[START]

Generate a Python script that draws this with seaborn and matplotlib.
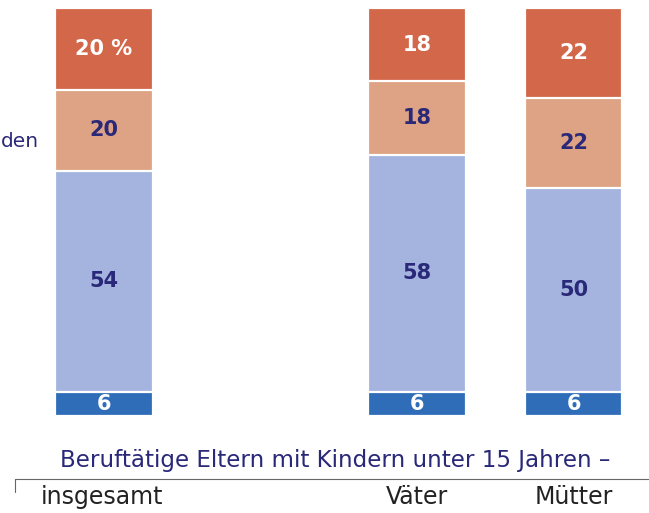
import matplotlib.pyplot as plt
import seaborn as sns

# Data (percent shares, stacked bottom -> top)
groups = ["insgesamt", "Väter", "Mütter"]
dark_blue = [6, 6, 6]
light_blue = [54, 58, 50]
light_orange = [20, 18, 22]
dark_orange = [20, 18, 22]
title = "Beruftätige Eltern mit Kindern unter 15 Jahren –"
side_text = "den"

# slot order, with an empty slot between "insgesamt" and the parents
order = ["insgesamt", " ", "Väter", "Mütter"]

colors = ["#2F6DB9", "#A4B4DF", "#DEA384", "#D2674A"]
label_colors = ["white", "#2A2878", "#2A2878", "white"]
navy = "#2A2878"

sns.set_theme(style="white")
plt.rcParams["font.family"] = ["DejaVu Sans"]

fig = plt.figure(figsize=(6.49, 5.13), dpi=100)
ax = fig.add_axes([0, 0, 1, 1])

layers = [dark_blue, light_blue, light_orange, dark_orange]
cums = []
run = [0, 0, 0]
for layer in layers:
    run = [a + b for a, b in zip(run, layer)]
    cums.append(run)

# draw cumulative totals from the top down so each layer covers the ones above
for cum, col in zip(cums[::-1], colors[::-1]):
    sns.barplot(x=groups, y=cum, order=order, color=col, saturation=1,
                width=0.62, edgecolor="white", linewidth=1.6, ax=ax)

# pixel -> data helpers for the layout
def px(x):
    return (x - 104) / 156.5

def py(y):
    return (416 - y) / 4.08

ax.set_xlim(px(0), px(649))
ax.set_ylim(py(513), py(0))
ax.axis("off")

# segment labels
for i, g in enumerate(groups):
    xpos = order.index(g)
    base = 0
    for k, layer in enumerate(layers):
        v = layer[i]
        txt = f"{v} %" if (i == 0 and k == 3) else f"{v}"
        ax.text(xpos, base + v / 2, txt, ha="center", va="center",
                fontsize=15, fontweight="bold", color=label_colors[k])
        base += v

ax.text(px(1), py(142), side_text, ha="left", va="center",
        fontsize=14.5, color=navy)

ax.text(px(335), py(460), title, ha="center", va="center",
        fontsize=16.6, color=navy)

ax.plot([px(15), px(649)], [py(479), py(479)], color="#666666", lw=0.8)
ax.plot([px(15), px(15)], [py(479), py(492)], color="#666666", lw=0.8)

label_x = {"insgesamt": px(102), "Väter": px(417), "Mütter": px(574)}
for g in groups:
    ax.text(label_x[g], py(497), g, ha="center", va="center",
            fontsize=17, color="#222222")

fig.savefig("out.png", dpi=100)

[END]

What to do: Pictures are excluded: retype only the lines from the beginning of the listing above through the line with "return (416 - y) / 4.08", both included.

Reply to the task:
Generate a Python script that draws this with seaborn and matplotlib.
import matplotlib.pyplot as plt
import seaborn as sns

# Data (percent shares, stacked bottom -> top)
groups = ["insgesamt", "Väter", "Mütter"]
dark_blue = [6, 6, 6]
light_blue = [54, 58, 50]
light_orange = [20, 18, 22]
dark_orange = [20, 18, 22]
title = "Beruftätige Eltern mit Kindern unter 15 Jahren –"
side_text = "den"

# slot order, with an empty slot between "insgesamt" and the parents
order = ["insgesamt", " ", "Väter", "Mütter"]

colors = ["#2F6DB9", "#A4B4DF", "#DEA384", "#D2674A"]
label_colors = ["white", "#2A2878", "#2A2878", "white"]
navy = "#2A2878"

sns.set_theme(style="white")
plt.rcParams["font.family"] = ["DejaVu Sans"]

fig = plt.figure(figsize=(6.49, 5.13), dpi=100)
ax = fig.add_axes([0, 0, 1, 1])

layers = [dark_blue, light_blue, light_orange, dark_orange]
cums = []
run = [0, 0, 0]
for layer in layers:
    run = [a + b for a, b in zip(run, layer)]
    cums.append(run)

# draw cumulative totals from the top down so each layer covers the ones above
for cum, col in zip(cums[::-1], colors[::-1]):
    sns.barplot(x=groups, y=cum, order=order, color=col, saturation=1,
                width=0.62, edgecolor="white", linewidth=1.6, ax=ax)

# pixel -> data helpers for the layout
def px(x):
    return (x - 104) / 156.5

def py(y):
    return (416 - y) / 4.08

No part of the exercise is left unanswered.